Navy Wants F-35C, Maybe More Super Hornets

Although the biggest problem facing U.S. Navy aviation is the looming shortage of strike fighters, Chief of Naval Operations (CNO) Adm. Gary Roughead says he is not tempted to sacrifice the F-35C Joint Strike Fighter – specialized for carrier operations – which congressional researchers say is running into projected cost increases and schedule delays.

“The issue I deal with… is the shortfall I’m going to face in 2016,” Roughead said Tuesday morning in Washington. “It begins to set in then as some of the earlier Hornets age out. We predict for the Navy [that it] will bottom at about 69 aircraft. That’s something we’re going to have to look at in the fiscal 2010 budget.”

But the CNO says he won’t sacrifice the carrier-version of the JSF even if it is delayed.

“How do we mitigate that [strike fighter shortage]? I don’t see a skip over F-35C,” Roughead says. The option, proposed by Boeing, of buying more, additionally upgraded F/A-18E/F Super Hornets to fill the gap “is something we’ll just have to take a look at. Those are things that we’re going to have to focus on [in the next budget].”

But aerospace industry officials contend the Navy’s current figures for the strike fighter shortfall are only about one-third of the actual numbers that will be released in a new report due out in June. They contend the real shortage will be about 200 aircraft (Aerospace DAILY, March 19).

“There are a couple of numbers,” Roughead agrees. “When I say 69, that’s the Navy shortfall. When we bring the Marines in, that goes up. If 200 or so has been predicted, I’ve not seen that number. Right now, the information I have is 69.”

Roughead is adamant about not providing his new EA-18G Growlers to add airborne electronic attack capabilities to the Expeditionary Air Forces once his elderly EA-6B are withdrawn from that U.S. Air Force mission in 2012.

“We’ve sized the Growler purchase to provide for our carrier air wings. The Air Force is to pick up the standoff jammer. I think that is the plan that has to be pursued.”

But Air Force officials, failing twice to produce a B-52 Stand Off Jammer program, acknowledge they will not meet the deadline.

“The Navy is going to be out of the EA-6B business,” says Navy Capt. Steve Kochman, manager of the EA-6B program. “There are ways the [Air Force need] can be filled, [but] I’m not endorsing any of them.” So, for now the program of record has the Navy stepping out of the Air Force mission with no replacement in sight. “Something will have to be worked out,” he says.

“If you begin to pull Growlers off carriers, that means you are leaving an electronic attack capability gap for our air wings. Our program has us buying to the carrier requirement and I look to the Air Force to build the standoff jamming capability.

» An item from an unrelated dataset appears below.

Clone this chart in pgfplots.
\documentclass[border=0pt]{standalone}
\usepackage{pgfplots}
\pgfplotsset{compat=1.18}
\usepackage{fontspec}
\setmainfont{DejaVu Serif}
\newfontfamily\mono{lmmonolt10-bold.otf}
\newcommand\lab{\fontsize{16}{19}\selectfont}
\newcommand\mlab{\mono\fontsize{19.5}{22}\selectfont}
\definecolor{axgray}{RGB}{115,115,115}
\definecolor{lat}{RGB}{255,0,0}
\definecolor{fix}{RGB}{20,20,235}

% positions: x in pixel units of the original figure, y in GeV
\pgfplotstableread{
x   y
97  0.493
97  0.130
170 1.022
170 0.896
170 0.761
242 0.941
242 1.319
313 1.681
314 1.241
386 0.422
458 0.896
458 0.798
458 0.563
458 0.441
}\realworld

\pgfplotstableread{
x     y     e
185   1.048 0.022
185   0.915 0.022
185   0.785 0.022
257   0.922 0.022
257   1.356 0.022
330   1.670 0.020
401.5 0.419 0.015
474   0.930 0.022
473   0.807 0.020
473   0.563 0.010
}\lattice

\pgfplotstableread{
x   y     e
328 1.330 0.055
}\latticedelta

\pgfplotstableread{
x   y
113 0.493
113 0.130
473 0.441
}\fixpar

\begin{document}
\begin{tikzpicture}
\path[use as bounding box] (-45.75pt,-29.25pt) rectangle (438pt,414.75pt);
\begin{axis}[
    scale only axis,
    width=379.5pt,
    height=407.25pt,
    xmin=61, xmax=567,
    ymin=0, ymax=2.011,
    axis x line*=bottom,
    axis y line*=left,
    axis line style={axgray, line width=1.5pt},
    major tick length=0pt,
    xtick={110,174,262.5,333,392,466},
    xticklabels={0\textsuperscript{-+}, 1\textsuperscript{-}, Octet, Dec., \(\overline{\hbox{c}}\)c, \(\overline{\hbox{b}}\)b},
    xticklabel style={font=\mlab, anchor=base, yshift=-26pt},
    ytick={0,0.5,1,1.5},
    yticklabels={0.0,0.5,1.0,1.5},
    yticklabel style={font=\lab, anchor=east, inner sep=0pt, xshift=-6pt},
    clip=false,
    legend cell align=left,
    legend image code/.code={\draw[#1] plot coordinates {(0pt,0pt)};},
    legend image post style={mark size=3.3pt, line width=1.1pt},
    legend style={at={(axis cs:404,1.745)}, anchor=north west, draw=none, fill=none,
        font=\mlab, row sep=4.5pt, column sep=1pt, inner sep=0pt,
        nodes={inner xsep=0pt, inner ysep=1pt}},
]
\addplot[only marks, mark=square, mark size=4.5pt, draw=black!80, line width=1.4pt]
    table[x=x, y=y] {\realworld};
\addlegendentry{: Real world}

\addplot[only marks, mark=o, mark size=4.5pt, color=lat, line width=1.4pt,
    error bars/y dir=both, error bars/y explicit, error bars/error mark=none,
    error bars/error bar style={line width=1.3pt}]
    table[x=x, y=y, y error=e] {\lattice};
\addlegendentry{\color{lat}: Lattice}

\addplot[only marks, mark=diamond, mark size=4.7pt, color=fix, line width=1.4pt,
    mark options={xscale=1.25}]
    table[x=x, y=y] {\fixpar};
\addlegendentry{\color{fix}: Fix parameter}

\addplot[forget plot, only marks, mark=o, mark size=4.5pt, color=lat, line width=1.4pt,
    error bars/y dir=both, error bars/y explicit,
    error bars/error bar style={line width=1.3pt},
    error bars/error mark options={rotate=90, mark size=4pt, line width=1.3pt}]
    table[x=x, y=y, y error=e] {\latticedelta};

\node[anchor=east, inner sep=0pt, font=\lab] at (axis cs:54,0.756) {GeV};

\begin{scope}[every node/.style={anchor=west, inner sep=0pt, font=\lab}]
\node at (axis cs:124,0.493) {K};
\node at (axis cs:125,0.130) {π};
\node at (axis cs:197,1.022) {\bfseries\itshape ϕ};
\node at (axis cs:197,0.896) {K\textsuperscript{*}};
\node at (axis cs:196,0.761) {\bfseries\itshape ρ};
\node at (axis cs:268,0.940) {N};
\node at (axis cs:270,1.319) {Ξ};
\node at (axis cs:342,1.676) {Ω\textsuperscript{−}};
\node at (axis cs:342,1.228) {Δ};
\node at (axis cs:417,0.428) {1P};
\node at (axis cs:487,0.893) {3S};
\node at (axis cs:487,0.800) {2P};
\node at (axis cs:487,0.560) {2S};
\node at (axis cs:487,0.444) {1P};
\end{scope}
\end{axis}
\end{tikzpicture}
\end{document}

“I tend to be an effects guy, so however you can suppress and negate an adversary’s capability [including the use of unmanned aircraft], I’m open [to that],” he says. “But what I’m providing for is the electronic attack associated with my carrier airplanes.”

In fact, Navy plans already include more unmanned aircraft.

“I believe as we look to monitor the maritime environment, unmanned aircraft are well suited for broad area surveillance working in conjunction with our new P-8A aircraft,” Roughead says. “That’s a combination I find very attractive.”

It also may help meet another Navy shortage. “Another issue we’re facing in the current operational environment is the fact that we’ve had to ground a significant number of P-3s because of some cracking.”